Electromagnetic forces are responsible for non-temporary attractions between atoms that lead to the formation of chemical bonds and the creation of molecules. There are two main types of bonds, covalent and ionic. The ionic bond is due to the electrostatic force of attraction between atoms with opposite charges while the covalent one occurs through the sharing of one or more electrons.

Connection to Big Idea about energy: Chemical compounds are formed by the joining of two or more atoms either from the same or from different elements. A stable compound occurs when the total energy of the combination has lower energy than the separated atoms. The bound state implies a net attractive force between the atoms resulting to a chemical bond.

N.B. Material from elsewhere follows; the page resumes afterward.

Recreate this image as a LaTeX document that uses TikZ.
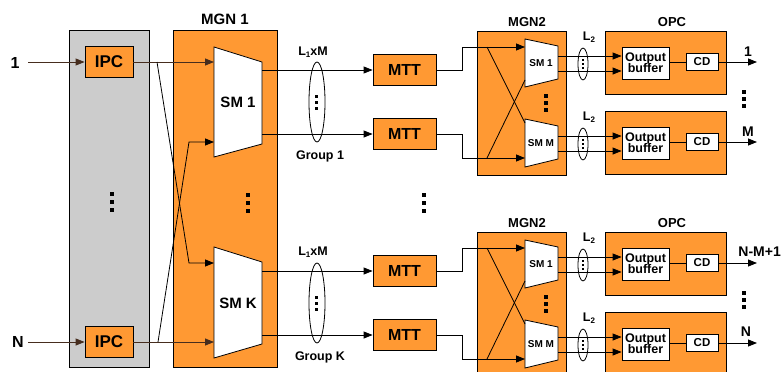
\documentclass[tikz,border=0pt]{standalone}
\usepackage{fontspec}
\setmainfont{Liberation Sans}
\usetikzlibrary{arrows.meta}
\definecolor{org}{RGB}{255,153,51}
\definecolor{gry}{RGB}{204,204,204}
\definecolor{brn}{RGB}{70,45,30}
\newcommand{\fsz}[1]{\fontsize{#1}{#1}\selectfont\bfseries}
\tikzset{
  pics/vd/.style={code={\foreach \k in {-1,0,1}{\fill[black] (-#1/2,\k*2*#1-#1/2) rectangle ++(#1,#1);}}},
}
\begin{document}
\begin{tikzpicture}[x=1pt,y=-1pt,
  box/.style={draw=black, line width=0.8pt, fill=org, inner sep=0pt},
  wbox/.style={draw=black, line width=0.8pt, fill=white, inner sep=0pt, align=center},
  conn/.style={line width=0.8pt},
  arr/.style={conn, -{Triangle[length=9pt,width=7pt]}},
  lbl/.style={inner sep=0pt},
  trap/.style={draw=black, line width=0.8pt, fill=white}
]
\useasboundingbox (0,0) rectangle (782,372);

% ---------- input stage ----------
\node[draw=black, line width=0.8pt, fill=gry, minimum width=80pt, minimum height=337pt, anchor=north west, inner sep=0pt] (ipcbg) at (69,30) {};
\node[box, minimum width=48pt, minimum height=31pt, font=\fsz{17}] (ipc1) at (109,62) {IPC};
\node[box, minimum width=48pt, minimum height=31pt, font=\fsz{17}] (ipcN) at (109,342) {IPC};
\node[lbl, font=\fsz{16}] (in1) at (15,63) {1};
\node[lbl, font=\fsz{16}] (inN) at (18,342) {N};
\coordinate (s1) at (28,62);
\coordinate (sN) at (28,342);
\draw[arr, brn] (s1) -- (ipc1.west);
\draw[arr, brn] (sN) -- (ipcN.west);
\pic at (112,202) {vd=4};

% ---------- MGN 1 ----------
\node[box, minimum width=104pt, minimum height=337pt, anchor=north west] (mgn1) at (173,30) {};
\node[lbl, font=\fsz{15}] (mgn1l) at (225,19) {MGN 1};
\draw[trap] (214,47) -- (262,62) -- (262,144) -- (214,157) -- cycle;
\node[lbl, font=\fsz{15}] (sm1) at (238,102) {SM 1};
\draw[trap] (214,247) -- (262,262) -- (262,344) -- (214,358) -- cycle;
\node[lbl, font=\fsz{15}] (smK) at (238,303) {SM K};
\pic at (248,203) {vd=4};

\coordinate (sm1a) at (214,62);
\coordinate (sm1b) at (214,142);
\coordinate (smKa) at (214,263);
\coordinate (smKb) at (214,342);
\draw[arr, brn] (ipc1.east) -- (sm1a);
\draw[arr, brn] (ipcN.east) -- (smKb);
\draw[arr] (157,62) -- (189,263) -- (smKa);
\draw[arr] (158,342) -- (189,142) -- (sm1b);

% ---------- MTT stage ----------
\foreach \n/\y in {1/70,2/134,3/271,4/335}{
  \node[box, minimum width=63pt, minimum height=31pt, font=\fsz{16}] (mtt\n) at (404.5,\y) {MTT};
}
\draw[arr] (262,70) -- (mtt1.west);
\draw[arr] (262,134) -- (mtt2.west);
\draw[arr] (262,271) -- (mtt3.west);
\draw[arr] (262,335) -- (mtt4.west);
\draw[conn] (317,102) ellipse [x radius=8pt, y radius=40pt];
\draw[conn] (317,303) ellipse [x radius=8pt, y radius=40pt];
\pic at (316,102) {vd=3};
\pic at (316,303) {vd=3};
\node[lbl, font=\fsz{12.5}] (g1l) at (313,52) {L\raisebox{-0.35ex}{\fsz{8}1}xM};
\node[lbl, font=\fsz{12.5}] (gKl) at (313,252) {L\raisebox{-0.35ex}{\fsz{8}1}xM};
\node[lbl, font=\fsz{12.5}] (g1) at (320,156) {Group 1};
\node[lbl, font=\fsz{12.5}] (gK) at (320,357) {Group K};
\pic at (424,203) {vd=4};

% ---------- MGN2 + OPC blocks ----------
\foreach \t/\y/\oa/\ob in {0/39/1/2,1/240/3/4}{
  \pgfmathsetmacro{\yb}{\y+80}
  % MGN2 box
  \node[box, minimum width=89pt, minimum height=144pt, anchor=north west] (mgnB\t) at (477,\y-8) {};
  \node[lbl, font=\fsz{13}] (mgnBl\t) at (527,\y-17) {MGN2};
  % switch modules
  \draw[trap] (525,\y) -- (558,\y+7) -- (558,\y+40) -- (525,\y+48) -- cycle;
  \node[lbl, font=\fsz{10}] (smA\t) at (541,\y+24) {SM 1};
  \draw[trap] (525,\yb) -- (558,\yb+7) -- (558,\yb+40) -- (525,\yb+48) -- cycle;
  \node[lbl, font=\fsz{10}] (smB\t) at (541,\yb+24) {SM M};
  \pic at (546,\y+64) {vd=3.5};
  % inputs from MTT
  \coordinate (inA\t) at (525,\y+8);
  \coordinate (inB\t) at (525,\yb+39);
  \draw[arr] (mtt\oa.east) -| (462,\y+8) -- (inA\t);
  \draw[arr] (mtt\ob.east) -| (462,\yb+39) -- (inB\t);
  \draw[conn] (487,\y+8) -- (525,\yb+4);
  \draw[conn] (487,\yb+39) -- (525,\y+41);
  % OPC pair
  \foreach \s/\yy in {A/\y, B/\yb}{
    \node[box, minimum width=121pt, minimum height=63pt, anchor=north west] (opc\s\t) at (605,\yy-8) {};
    \node[wbox, minimum width=47pt, minimum height=32pt, font=\fsz{12.5}] (buf\s\t) at (645.5,\yy+24) {Output\\[-1.5pt]buffer};
    \node[wbox, minimum width=32pt, minimum height=17pt, font=\fsz{11.5}] (cd\s\t) at (702,\yy+23) {CD};
    \draw[arr] (558,\yy+17) -- (buf\s\t.west |- 0,\yy+17);
    \draw[arr] (558,\yy+32) -- (buf\s\t.west |- 0,\yy+32);
    \draw[conn] (583,\yy+25) ellipse [x radius=5pt, y radius=16pt];
    \pic at (583,\yy+25) {vd=2};
    \node[lbl, font=\fsz{12.5}] (l2\s\t) at (589,\yy-2) {L\raisebox{-0.35ex}{\fsz{8}2}};
    \draw[conn] (buf\s\t.east |- cd\s\t.west) -- (cd\s\t.west);
    \coordinate (out\s\t) at (757,\yy+23);
    \draw[arr] (cd\s\t.east) -- (out\s\t);
  }
  \node[lbl, font=\fsz{13}] (opcl\t) at (672,\y-17) {OPC};
  \pic at (744,\y+60) {vd=3.5};
}
\node[lbl, font=\fsz{14}] (o1) at (748,52) {1};
\node[lbl, font=\fsz{14}] (oM) at (748,132) {M};
\node[lbl, font=\fsz{14}, anchor=east] (oNM) at (781,252) {N-M+1};
\node[lbl, font=\fsz{14}] (oN) at (746,332) {N};
\end{tikzpicture}
\end{document}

Connection to Big Idea about forces: The electromagnetic force forms the bonds between atoms and determine the geometry of molecules. The charge distribution of the atoms involved defines the type of bonds between them and consequently the geometry of molecules.

Connection to Big Idea about quantum: All bonds can be explained by quantum theory, but, in practice, simplification rules allow scientists to predict the strength, directionality, and polarity of bonds.

Connection to Big Idea about the cell: Chemical bonds hold molecules together and create temporary connections that are essential to life. Both strong and weak bonds play key roles in the chemistry of our cells and bodies. For instance, strong covalent bonds hold together the chemical building blocks that make up a strand of DNA. On the other hand, weaker hydrogen bonds hold together the two strands of the DNA double helix. These weak bonds keep the DNA stable, but also allow it to be opened up for copying and use by the cell.